Under the constitution as it stands, Obasanjo has to step down next year after two terms of four years. This would mark the first time one civilian president hands over to another in Nigeria's 47 years of independence.

''The third term option was adopted,'' committee chairman Ibrahim Mantu told reporters yesterday during a break in proceedings in the southern city of Port Harcourt.

The recommendation is one of several proposed amendments to the 1999 constitution that will now be put as a bill to the National Assembly and would need a two-thirds majority to pass into law.
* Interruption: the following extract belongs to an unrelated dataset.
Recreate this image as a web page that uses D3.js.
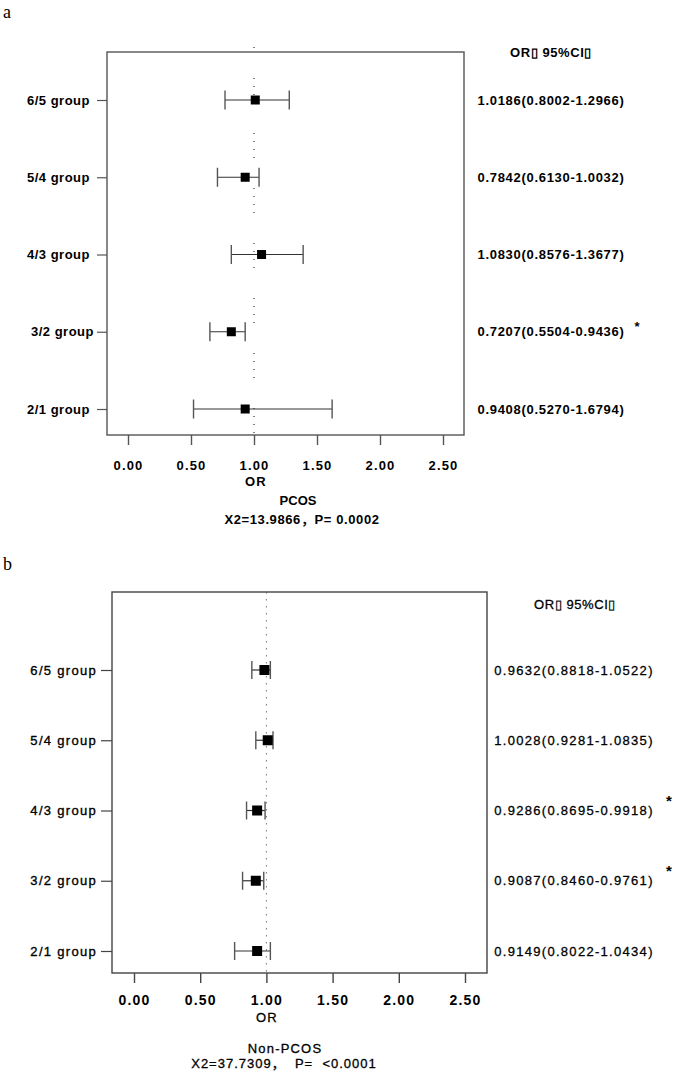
<!DOCTYPE html>
<html>
<head>
<meta charset="utf-8">
<script src="https://cdn.jsdelivr.net/npm/d3@7/dist/d3.min.js"></script>
<style>
  html, body { margin: 0; padding: 0; background: #fff; }
  svg { display: block; }
  text { font-family: "Liberation Sans", Arial, "Noto Sans CJK JP", sans-serif; fill: #000; white-space: pre; }
</style>
</head>
<body>
<svg id="chart" width="675" height="1073"></svg>
<script>
// ---------- data ----------
const groups = ["6/5 group", "5/4 group", "4/3 group", "3/2 group", "2/1 group"];
const xTicks = [0, 0.5, 1, 1.5, 2, 2.5];

// panel a (PCOS): plotted OR and CI
const pcosOR   = [1.01, 0.93, 1.06, 0.82, 0.93];
const pcosLow  = [0.77, 0.71, 0.82, 0.65, 0.52];
const pcosHigh = [1.28, 1.04, 1.39, 0.93, 1.62];
const pcosText = ["1.0186(0.8002-1.2966)", "0.7842(0.6130-1.0032)", "1.0830(0.8576-1.3677)",
                  "0.7207(0.5504-0.9436)", "0.9408(0.5270-1.6794)"];
const pcosSig  = [false, false, false, true, false];

// panel b (Non-PCOS)
const nonOR   = [0.985, 1.01, 0.93, 0.92, 0.93];
const nonLow  = [0.89, 0.92, 0.85, 0.82, 0.76];
const nonHigh = [1.03, 1.05, 0.99, 0.98, 1.03];
const nonText = ["0.9632(0.8818-1.0522)", "1.0028(0.9281-1.0835)", "0.9286(0.8695-0.9918)",
                 "0.9087(0.8460-0.9761)", "0.9149(0.8022-1.0434)"];
const nonSig  = [false, false, true, true, false];

const headerText = "OR\u25AF 95%CI\u25AF";

// ---------- drawing ----------
const svg = d3.select("#chart");
const FONT = '"Liberation Sans", Arial, "Noto Sans CJK JP", sans-serif';

function panel(cfg) {
  const g = svg.append("g");
  const x = d3.scaleLinear().domain([0, 2.5]).range(cfg.xRange);
  const y = d3.scalePoint().domain(groups).range(cfg.yRange);
  const rows = groups.map((name, i) => ({
    name, i, or: cfg.or[i], lo: cfg.lo[i], hi: cfg.hi[i], txt: cfg.txt[i], sig: cfg.sig[i]
  }));

  // reference line at OR = 1
  g.append("line")
    .attr("x1", x(1)).attr("x2", x(1))
    .attr("y1", cfg.refTop).attr("y2", cfg.box.b)
    .attr("stroke", cfg.refColor).attr("stroke-width", 1)
    .attr("stroke-dasharray", cfg.refDash)
    .attr("stroke-dashoffset", cfg.refOffset);

  // frame
  g.append("rect")
    .attr("x", cfg.box.l).attr("y", cfg.box.t)
    .attr("width", cfg.box.r - cfg.box.l).attr("height", cfg.box.b - cfg.box.t)
    .attr("fill", "none").attr("stroke", cfg.frameColor).attr("stroke-width", 1.4);

  // x axis
  const xAxis = d3.axisBottom(x).tickValues(xTicks).tickSize(10).tickSizeOuter(0)
    .tickFormat(d3.format(".2f"));
  const ax = g.append("g").attr("transform", `translate(0,${cfg.box.b})`).call(xAxis);
  ax.select(".domain").remove();
  ax.selectAll(".tick line").attr("stroke", cfg.frameColor).attr("stroke-width", 1.4);
  ax.selectAll(".tick text")
    .attr("y", cfg.tickLabelDy).attr("dy", 0)
    .style("font-size", cfg.tickFont + "px").style("font-weight", "bold")
    .style("letter-spacing", cfg.tickLs + "px")
    .style("font-family", FONT);

  // y axis (group labels)
  const yAxis = d3.axisLeft(y).tickSize(cfg.yTickLen).tickPadding(cfg.yPad).tickSizeOuter(0);
  const ay = g.append("g").attr("transform", `translate(${cfg.box.l},0)`).call(yAxis);
  ay.select(".domain").remove();
  ay.selectAll(".tick line").attr("stroke", cfg.frameColor).attr("stroke-width", 1.2);
  ay.selectAll(".tick text")
    .style("font-size", "13px").style("font-weight", cfg.labelWeight)
    .style("letter-spacing", cfg.labelLs + "px")
    .style("font-family", FONT)
    .attr("stroke", cfg.labelStroke ? "#000" : null)
    .attr("stroke-width", cfg.labelStroke ? 0.35 : null)
    .attr("dx", (d) => (cfg.labelShift && cfg.labelShift[d]) || 0);

  // CI lines
  const eb = g.append("g").selectAll("g").data(rows).join("g");
  eb.append("line")
    .attr("x1", d => x(d.lo)).attr("x2", d => x(d.hi))
    .attr("y1", d => y(d.name)).attr("y2", d => y(d.name))
    .attr("stroke", "#333").attr("stroke-width", 1.2);
  eb.append("line")
    .attr("x1", d => x(d.lo)).attr("x2", d => x(d.lo))
    .attr("y1", d => y(d.name) - cfg.cap).attr("y2", d => y(d.name) + cfg.cap)
    .attr("stroke", "#555").attr("stroke-width", 1.4);
  eb.append("line")
    .attr("x1", d => x(d.hi)).attr("x2", d => x(d.hi))
    .attr("y1", d => y(d.name) - cfg.cap).attr("y2", d => y(d.name) + cfg.cap)
    .attr("stroke", "#555").attr("stroke-width", 1.4);
  eb.append("rect")
    .attr("x", d => x(d.or) - cfg.sq / 2).attr("y", d => y(d.name) - cfg.sq / 2)
    .attr("width", cfg.sq).attr("height", cfg.sq).attr("fill", "#000");

  // right column text
  g.append("text")
    .attr("x", cfg.headX).attr("y", cfg.headY).attr("dy", "0.35em")
    .attr("text-anchor", "middle")
    .style("font-size", "13px").style("font-weight", cfg.labelWeight === "bold" ? "bold" : "normal")
    .style("letter-spacing", "0.6px")
    .attr("stroke", cfg.labelStroke ? "#000" : null).attr("stroke-width", cfg.labelStroke ? 0.3 : null)
    .text(headerText);
  g.append("g").selectAll("text").data(rows).join("text")
    .attr("x", cfg.valX).attr("y", d => y(d.name)).attr("dy", "0.35em")
    .attr("text-anchor", "middle")
    .style("font-size", "13px").style("font-weight", cfg.labelWeight)
    .style("letter-spacing", cfg.valLs + "px")
    .attr("stroke", cfg.labelStroke ? "#000" : null).attr("stroke-width", cfg.labelStroke ? 0.3 : null)
    .text(d => d.txt);
  g.append("g").selectAll("text").data(rows.filter(d => d.sig)).join("text")
    .attr("x", cfg.starX).attr("y", d => y(d.name) + cfg.starDy).attr("dy", "0.35em")
    .attr("text-anchor", "middle")
    .style("font-size", cfg.starFont + "px").style("font-weight", "bold")
    .text("*");

  // titles under axis
  cfg.titles.forEach(t => {
    g.append("text").attr("x", t.x).attr("y", t.y).attr("text-anchor", "middle")
      .style("font-size", t.size + "px").style("font-weight", t.weight)
      .style("letter-spacing", (t.ls || 0) + "px")
      .attr("stroke", t.stroke ? "#000" : null).attr("stroke-width", t.stroke ? 0.3 : null)
      .text(t.text);
  });
}

// panel letters
svg.append("text").attr("x", 3).attr("y", 18)
  .style("font-family", '"Liberation Serif", "DejaVu Serif", serif').style("font-size", "18px").text("a");
svg.append("text").attr("x", 3).attr("y", 570)
  .style("font-family", '"Liberation Serif", "DejaVu Serif", serif').style("font-size", "18px").text("b");

panel({
  or: pcosOR, lo: pcosLow, hi: pcosHigh, txt: pcosText, sig: pcosSig,
  xRange: [128, 443], yRange: [100, 409],
  box: { l: 107, t: 52, r: 464, b: 435 },
  frameColor: "#555",
  refTop: 45, refColor: "#000", refDash: "1,7,1,7,1,7,1,30", refOffset: 22,
  tickLabelDy: 35, tickFont: 13, tickLs: 1.2,
  yTickLen: 10, yPad: 7, labelWeight: "bold", labelLs: 0.5, labelStroke: false,
  labelShift: { "3/2 group": 4 },
  cap: 9.5, sq: 9,
  headX: 551, headY: 52, valX: 551, valLs: 0.7,
  starX: 637, starDy: -5, starFont: 13,
  titles: [
    { x: 256, y: 486, text: "OR", size: 13, weight: "bold", ls: 1.2 },
    { x: 298, y: 505, text: "PCOS", size: 13, weight: "bold", ls: 0 },
    { x: 302, y: 524, text: "X2=13.9866，P= 0.0002", size: 13, weight: "bold", ls: 0.6 }
  ]
});

panel({
  or: nonOR, lo: nonLow, hi: nonHigh, txt: nonText, sig: nonSig,
  xRange: [134, 465], yRange: [670, 951],
  box: { l: 112, t: 592, r: 487, b: 973 },
  frameColor: "#444",
  refTop: 592, refColor: "#777", refDash: "1.5,5.5", refOffset: 0,
  tickLabelDy: 32, tickFont: 14, tickLs: 1.2,
  yTickLen: 11, yPad: 4, labelWeight: "normal", labelLs: 1.3, labelStroke: true,
  labelShift: {},
  cap: 9, sq: 10,
  headX: 575, headY: 604, valX: 574, valLs: 1.3,
  starX: 669, starDy: -10, starFont: 15,
  titles: [
    { x: 267, y: 1022, text: "OR", size: 13, weight: "normal", ls: 1.2, stroke: true },
    { x: 285, y: 1053, text: "Non-PCOS", size: 13, weight: "normal", ls: 1.2, stroke: true },
    { x: 284, y: 1068, text: "X2=37.7309，  P=  <0.0001", size: 13, weight: "normal", ls: 1.0, stroke: true }
  ]
});
</script>
</body>
</html>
A campaign by Obasanjo's supporters to allow for a third term has been hugely divisive for Africa's most populous nation, where at least 14,000 people have died in political, religious and ethnic violence since the restoration of democracy in 1999.

It is opposed by many politicians in the Muslim-dominated north, because they had expected to inherit power after eight years of rule by Obasanjo, a Christian southerner.

But many state governors, even in the north, support it because they expect to benefit from any extension in tenure.

REGIONAL RIVALRY Rampant corruption in government has fuelled rivalry between regions and tribes in Nigeria, where political office comes with discretionary power over billions of dollars of oil revenue.

The committee will also recommend an increase in the share of oil revenue kept by the oil-producing states of the southern Niger Delta from 13 to 18 per cent, Mantu said.

More control over the delta's oil resources has been a key demand of militants waging a three-month campaign of sabotage and kidnapping against the world's eighth largest oil exporter.

The committee has been meeting behind closed doors since Monday, and is expected to wrap up its recommendations by today.

Members expect the constitutional review to be proposed as a bill to the National Assembly at the end of March. It would then be voted on in all 36 state houses of assembly, where it would also need a two-thirds majority to go through.

The committee has yet to discuss the clause on legal immunity for politicians, which Obasanjo wants to expunge from the constitution but many governors want to keep.

Obasanjo has accused many state governors of corruption, but some have successfully invoked the immunity clause to escape sanction. They argue he is using his anti-corruption campaign to get rid of political enemies.

The committee's recommendations will now be discussed clause-by-clause in the National Assembly, which could change or discard any recommendation it chooses.